The opinion provides discussion of each factor, including a distinction between an interview focused on disciplinary investigations into the breaking of school rules that are unlikely to involve the justice system and questioning that is the result of specific criminal suspicion of the student. Slip. Op. at ¶ 50. The court notes that the degree and nature of cooperation between school officials and law enforcement informs the question of whether an interview was criminal or school disciplinary in nature. Slip. Op. at ¶51.

Factors Relevant to Interrogation Analysis The court lays out three factors that are most relevant to determining whether questioning of a student in school constitutes an interrogation. They include: (1) the nature of the questions asked (interrogative or mandatory); (2) the willingness of the juvenile’s responses; and, (3) the extent of the SRO’s involvement. Slip. Op. at ¶ 53. After laying out all of these factors, the court also notes that no one factor controls the determination of whether an encounter was custodial interrogation. Instead, the test is whether the totality of the circumstances constitute custody. Slip. Op. at ¶ 57.

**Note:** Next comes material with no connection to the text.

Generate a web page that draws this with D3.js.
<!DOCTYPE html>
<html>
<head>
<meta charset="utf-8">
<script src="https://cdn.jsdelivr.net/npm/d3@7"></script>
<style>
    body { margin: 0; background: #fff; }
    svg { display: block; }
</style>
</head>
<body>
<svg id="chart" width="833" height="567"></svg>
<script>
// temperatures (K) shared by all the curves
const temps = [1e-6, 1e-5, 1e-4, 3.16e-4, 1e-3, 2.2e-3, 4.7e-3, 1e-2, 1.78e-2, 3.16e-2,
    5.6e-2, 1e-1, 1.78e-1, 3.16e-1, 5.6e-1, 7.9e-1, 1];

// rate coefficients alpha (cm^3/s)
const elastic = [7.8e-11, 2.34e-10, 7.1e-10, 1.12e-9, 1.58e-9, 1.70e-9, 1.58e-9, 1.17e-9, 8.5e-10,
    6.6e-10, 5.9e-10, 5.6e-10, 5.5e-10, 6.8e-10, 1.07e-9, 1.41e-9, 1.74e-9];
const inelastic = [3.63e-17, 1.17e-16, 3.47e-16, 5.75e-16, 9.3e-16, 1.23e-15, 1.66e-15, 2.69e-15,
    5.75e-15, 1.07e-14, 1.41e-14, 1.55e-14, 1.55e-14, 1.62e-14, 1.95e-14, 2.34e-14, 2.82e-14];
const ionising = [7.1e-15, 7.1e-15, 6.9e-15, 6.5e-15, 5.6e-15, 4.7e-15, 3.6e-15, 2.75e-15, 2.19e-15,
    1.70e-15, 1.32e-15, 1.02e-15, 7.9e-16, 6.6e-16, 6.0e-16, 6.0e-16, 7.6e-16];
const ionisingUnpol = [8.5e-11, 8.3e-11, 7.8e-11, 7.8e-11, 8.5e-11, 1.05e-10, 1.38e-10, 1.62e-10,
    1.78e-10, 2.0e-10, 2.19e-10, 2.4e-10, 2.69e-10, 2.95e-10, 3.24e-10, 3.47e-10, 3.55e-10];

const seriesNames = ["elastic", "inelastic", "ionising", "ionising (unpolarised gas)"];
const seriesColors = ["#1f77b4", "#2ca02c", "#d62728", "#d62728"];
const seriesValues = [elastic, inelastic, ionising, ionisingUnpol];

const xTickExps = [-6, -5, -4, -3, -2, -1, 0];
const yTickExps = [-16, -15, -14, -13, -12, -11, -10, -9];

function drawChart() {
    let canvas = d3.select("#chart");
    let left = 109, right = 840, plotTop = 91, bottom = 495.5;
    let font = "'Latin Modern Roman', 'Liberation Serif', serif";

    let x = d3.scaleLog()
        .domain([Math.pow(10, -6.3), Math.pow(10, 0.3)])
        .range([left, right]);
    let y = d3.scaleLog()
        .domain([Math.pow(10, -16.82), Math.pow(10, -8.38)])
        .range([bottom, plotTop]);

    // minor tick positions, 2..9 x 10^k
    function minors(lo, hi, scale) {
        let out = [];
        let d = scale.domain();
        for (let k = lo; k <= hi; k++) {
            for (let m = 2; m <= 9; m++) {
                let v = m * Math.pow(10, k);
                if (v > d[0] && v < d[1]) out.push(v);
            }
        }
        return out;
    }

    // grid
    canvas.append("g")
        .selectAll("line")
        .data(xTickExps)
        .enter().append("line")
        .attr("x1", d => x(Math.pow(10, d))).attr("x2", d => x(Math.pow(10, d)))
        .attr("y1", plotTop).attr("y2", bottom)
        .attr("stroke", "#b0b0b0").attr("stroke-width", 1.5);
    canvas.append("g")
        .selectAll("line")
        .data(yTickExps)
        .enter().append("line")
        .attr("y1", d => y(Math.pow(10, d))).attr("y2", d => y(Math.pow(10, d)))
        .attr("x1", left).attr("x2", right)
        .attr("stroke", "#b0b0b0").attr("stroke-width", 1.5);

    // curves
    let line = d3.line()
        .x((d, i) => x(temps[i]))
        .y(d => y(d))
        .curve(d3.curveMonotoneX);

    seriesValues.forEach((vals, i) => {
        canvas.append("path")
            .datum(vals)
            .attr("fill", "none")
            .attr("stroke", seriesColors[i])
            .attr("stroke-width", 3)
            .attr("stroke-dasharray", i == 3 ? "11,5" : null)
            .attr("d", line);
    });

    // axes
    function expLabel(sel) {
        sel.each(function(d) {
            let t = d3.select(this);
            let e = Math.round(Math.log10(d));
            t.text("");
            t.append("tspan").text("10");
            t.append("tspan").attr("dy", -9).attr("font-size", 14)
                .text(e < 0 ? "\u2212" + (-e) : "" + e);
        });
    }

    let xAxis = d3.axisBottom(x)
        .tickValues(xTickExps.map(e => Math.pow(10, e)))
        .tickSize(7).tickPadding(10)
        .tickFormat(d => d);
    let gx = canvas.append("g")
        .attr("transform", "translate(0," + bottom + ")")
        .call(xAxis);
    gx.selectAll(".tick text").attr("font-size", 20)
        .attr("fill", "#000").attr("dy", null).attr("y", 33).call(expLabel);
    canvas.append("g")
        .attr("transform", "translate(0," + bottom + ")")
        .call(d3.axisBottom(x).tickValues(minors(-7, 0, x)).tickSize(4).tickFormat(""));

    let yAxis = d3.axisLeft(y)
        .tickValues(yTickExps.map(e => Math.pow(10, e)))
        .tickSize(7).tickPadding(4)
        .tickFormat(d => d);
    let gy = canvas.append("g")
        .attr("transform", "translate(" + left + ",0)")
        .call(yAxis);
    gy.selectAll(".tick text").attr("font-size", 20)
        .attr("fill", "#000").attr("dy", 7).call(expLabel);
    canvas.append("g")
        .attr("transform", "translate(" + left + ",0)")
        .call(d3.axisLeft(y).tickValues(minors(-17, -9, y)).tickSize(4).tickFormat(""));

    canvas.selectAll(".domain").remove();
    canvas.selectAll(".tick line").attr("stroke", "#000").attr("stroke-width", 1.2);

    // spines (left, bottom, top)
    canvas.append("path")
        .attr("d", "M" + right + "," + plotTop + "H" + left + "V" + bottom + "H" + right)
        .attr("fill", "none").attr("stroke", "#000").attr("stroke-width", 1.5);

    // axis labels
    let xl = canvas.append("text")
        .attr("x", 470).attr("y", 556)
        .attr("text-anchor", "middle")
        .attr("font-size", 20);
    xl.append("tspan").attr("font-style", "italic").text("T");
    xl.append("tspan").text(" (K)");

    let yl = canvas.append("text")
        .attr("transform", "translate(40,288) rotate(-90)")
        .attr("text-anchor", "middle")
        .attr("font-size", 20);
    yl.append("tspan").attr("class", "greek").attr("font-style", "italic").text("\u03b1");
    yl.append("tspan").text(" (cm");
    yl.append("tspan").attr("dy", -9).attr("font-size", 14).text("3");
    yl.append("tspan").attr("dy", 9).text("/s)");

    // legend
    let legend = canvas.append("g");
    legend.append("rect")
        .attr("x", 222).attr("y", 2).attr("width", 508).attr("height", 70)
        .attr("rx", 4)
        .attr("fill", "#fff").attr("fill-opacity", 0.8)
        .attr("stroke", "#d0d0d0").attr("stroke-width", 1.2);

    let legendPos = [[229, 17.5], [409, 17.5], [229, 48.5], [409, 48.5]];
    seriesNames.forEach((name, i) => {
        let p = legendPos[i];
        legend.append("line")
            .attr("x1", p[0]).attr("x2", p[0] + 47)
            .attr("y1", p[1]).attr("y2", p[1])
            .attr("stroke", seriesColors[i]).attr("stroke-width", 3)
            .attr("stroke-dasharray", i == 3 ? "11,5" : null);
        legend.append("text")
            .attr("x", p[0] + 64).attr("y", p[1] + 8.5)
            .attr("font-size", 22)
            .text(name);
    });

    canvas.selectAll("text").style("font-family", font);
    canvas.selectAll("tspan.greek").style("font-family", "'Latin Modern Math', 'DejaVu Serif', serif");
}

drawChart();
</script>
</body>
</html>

Key Takeaways The opinion in D.A.H. is one to keep handy whenever you are determining if questioning of a student in a school constitutes a custodial interrogation. While there is no one determinative fact, there are some important themes to remember. • Every analysis must be based on the totality of the circumstances using an objective test of how a reasonable child would feel. • Schools present a unique setting in which children may feel more coerced to comply. • A clear distinction between school disciplinary conversations and questioning to further a criminal investigation will assist in understanding what law applies. • SRO (and other law enforcement) involvement in questioning of students in school, even when the SRO does not ask questions, is a substantial factor in the determination of whether questioning constitutes a custodial interrogation.